### Directions
Provide an exact copy of the data, excluding the images.

### Data lines
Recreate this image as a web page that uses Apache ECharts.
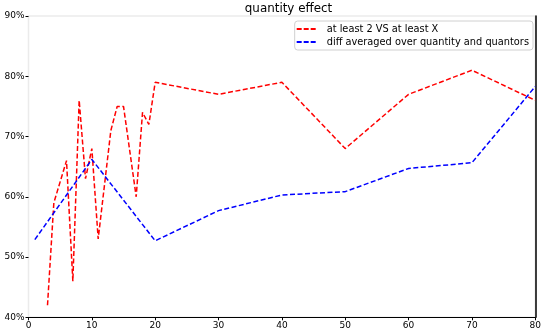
<!DOCTYPE html>
<html>
<head>
<meta charset="utf-8">
<script src="https://cdn.jsdelivr.net/npm/echarts@6/dist/echarts.min.js"></script>
<style>html,body{margin:0;padding:0;background:#fff}#c{width:544px;height:332px}</style>
</head>
<body>
<div id="c"></div>
<script>
var titleText = 'quantity effect';
var seriesNames = ['at least 2 VS at least X', 'diff averaged over quantity and quantors'];
var redX = [3, 4, 6, 7, 8, 9, 10, 11, 13, 14, 15, 17, 18, 19, 20, 30, 40, 50, 60, 70, 80];
var redY = [42, 59, 66, 46, 76, 63, 68, 53, 71, 75, 75, 60, 74, 72, 79, 77, 79, 68, 77, 81, 76];
var blueX = [1, 10, 20, 30, 40, 50, 60, 70, 80];
var blueY = [52.9, 66.2, 52.7, 57.7, 60.3, 60.85, 64.7, 65.65, 78.3];
var xTicks = [0, 10, 20, 30, 40, 50, 60, 70, 80];
var yTicks = [40, 50, 60, 70, 80, 90];

function pairs(xs, ys){ return xs.map(function(x,i){return [x, ys[i]];}); }

var chart = echarts.init(document.getElementById('c'), null, {renderer:'canvas'});
var font = 'DejaVu Sans';
var dashIcon = 'path://M0,0h5v2h-5z M7,0h5v2h-5z M14,0h5v2h-5z';
chart.setOption({
  animation: false,
  textStyle: {fontFamily: font},
  title: {text: titleText, left: 283.5, textAlign: 'center', top: -2,
    textStyle: {fontSize: 11.9, fontWeight: 'normal', color: '#000', fontFamily: font}},
  grid: {left: 28.5, right: 7, top: 16, bottom: 14.7, show: true, borderColor: '#ebebeb', borderWidth: 1.5, backgroundColor: '#fff'},
  legend: {
    right: 11, top: 21, orient: 'vertical', itemGap: 3, itemWidth: 19, itemHeight: 2,
    backgroundColor: '#fff', borderColor: '#d0d0d0', borderWidth: 1, borderRadius: 3,
    padding: [3, 4, 3, 2],
    textStyle: {fontSize: 9.8, color: '#000', fontFamily: font, padding: [0, 0, 0, 6]},
    data: [{name: seriesNames[0], icon: dashIcon, itemStyle: {color: '#ff0000'}},
           {name: seriesNames[1], icon: dashIcon, itemStyle: {color: '#0000ff'}}]
  },
  xAxis: {
    type: 'value', min: xTicks[0], max: xTicks[xTicks.length-1], interval: 10,
    axisLine: {show: true, lineStyle: {color: '#000', width: 1}},
    axisTick: {show: true, length: 3, lineStyle: {color: '#000'}},
    axisLabel: {fontSize: 9, color: '#000', margin: 4, fontFamily: font},
    splitLine: {show: false}
  },
  yAxis: [{
    type: 'value', min: yTicks[0], max: yTicks[yTicks.length-1], interval: 10,
    axisLine: {show: false},
    axisTick: {show: true, length: 3, lineStyle: {color: '#000'}},
    axisLabel: {fontSize: 9, color: '#000', margin: 4, formatter: '{value}%', fontFamily: font},
    splitLine: {show: false}
  }, {
    type: 'value', position: 'right', min: yTicks[0], max: yTicks[yTicks.length-1], interval: 10,
    axisLine: {show: true, lineStyle: {color: '#000', width: 1.5}},
    axisTick: {show: false}, axisLabel: {show: false}, splitLine: {show: false}
  }],
  series: [{
    name: seriesNames[0], type: 'line', data: pairs(redX, redY), symbol: 'none',
    lineStyle: {color: '#ff0000', width: 1.5, type: [5, 2.5]}, itemStyle: {color: '#ff0000'}
  }, {
    name: seriesNames[1], type: 'line', data: pairs(blueX, blueY), symbol: 'none',
    lineStyle: {color: '#0000ff', width: 1.5, type: [5, 2.5]}, itemStyle: {color: '#0000ff'}
  }]
});
</script>
</body>
</html>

### Written solution
Recreate this image as a web page that uses Apache ECharts.
<!DOCTYPE html>
<html>
<head>
<meta charset="utf-8">
<script src="https://cdn.jsdelivr.net/npm/echarts@6/dist/echarts.min.js"></script>
<style>html,body{margin:0;padding:0;background:#fff}#c{width:544px;height:332px}</style>
</head>
<body>
<div id="c"></div>
<script>
var titleText = 'quantity effect';
var seriesNames = ['at least 2 VS at least X', 'diff averaged over quantity and quantors'];
var redX = [3, 4, 6, 7, 8, 9, 10, 11, 13, 14, 15, 17, 18, 19, 20, 30, 40, 50, 60, 70, 80];
var redY = [42, 59, 66, 46, 76, 63, 68, 53, 71, 75, 75, 60, 74, 72, 79, 77, 79, 68, 77, 81, 76];
var blueX = [1, 10, 20, 30, 40, 50, 60, 70, 80];
var blueY = [52.9, 66.2, 52.7, 57.7, 60.3, 60.85, 64.7, 65.65, 78.3];
var xTicks = [0, 10, 20, 30, 40, 50, 60, 70, 80];
var yTicks = [40, 50, 60, 70, 80, 90];

function pairs(xs, ys){ return xs.map(function(x,i){return [x, ys[i]];}); }

var chart = echarts.init(document.getElementById('c'), null, {renderer:'canvas'});
var font = 'DejaVu Sans';
var dashIcon = 'path://M0,0h5v2h-5z M7,0h5v2h-5z M14,0h5v2h-5z';
chart.setOption({
  animation: false,
  textStyle: {fontFamily: font},
  title: {text: titleText, left: 283.5, textAlign: 'center', top: -2,
    textStyle: {fontSize: 11.9, fontWeight: 'normal', color: '#000', fontFamily: font}},
  grid: {left: 28.5, right: 7, top: 16, bottom: 14.7, show: true, borderColor: '#ebebeb', borderWidth: 1.5, backgroundColor: '#fff'},
  legend: {
    right: 11, top: 21, orient: 'vertical', itemGap: 3, itemWidth: 19, itemHeight: 2,
    backgroundColor: '#fff', borderColor: '#d0d0d0', borderWidth: 1, borderRadius: 3,
    padding: [3, 4, 3, 2],
    textStyle: {fontSize: 9.8, color: '#000', fontFamily: font, padding: [0, 0, 0, 6]},
    data: [{name: seriesNames[0], icon: dashIcon, itemStyle: {color: '#ff0000'}},
           {name: seriesNames[1], icon: dashIcon, itemStyle: {color: '#0000ff'}}]
  },
  xAxis: {
    type: 'value', min: xTicks[0], max: xTicks[xTicks.length-1], interval: 10,
    axisLine: {show: true, lineStyle: {color: '#000', width: 1}},
    axisTick: {show: true, length: 3, lineStyle: {color: '#000'}},
    axisLabel: {fontSize: 9, color: '#000', margin: 4, fontFamily: font},
    splitLine: {show: false}
  },
  yAxis: [{
    type: 'value', min: yTicks[0], max: yTicks[yTicks.length-1], interval: 10,
    axisLine: {show: false},
    axisTick: {show: true, length: 3, lineStyle: {color: '#000'}},
    axisLabel: {fontSize: 9, color: '#000', margin: 4, formatter: '{value}%', fontFamily: font},
    splitLine: {show: false}
  }, {
    type: 'value', position: 'right', min: yTicks[0], max: yTicks[yTicks.length-1], interval: 10,
    axisLine: {show: true, lineStyle: {color: '#000', width: 1.5}},
    axisTick: {show: false}, axisLabel: {show: false}, splitLine: {show: false}
  }],
  series: [{
    name: seriesNames[0], type: 'line', data: pairs(redX, redY), symbol: 'none',
    lineStyle: {color: '#ff0000', width: 1.5, type: [5, 2.5]}, itemStyle: {color: '#ff0000'}
  }, {
    name: seriesNames[1], type: 'line', data: pairs(blueX, blueY), symbol: 'none',
    lineStyle: {color: '#0000ff', width: 1.5, type: [5, 2.5]}, itemStyle: {color: '#0000ff'}
  }]
});
</script>
</body>
</html>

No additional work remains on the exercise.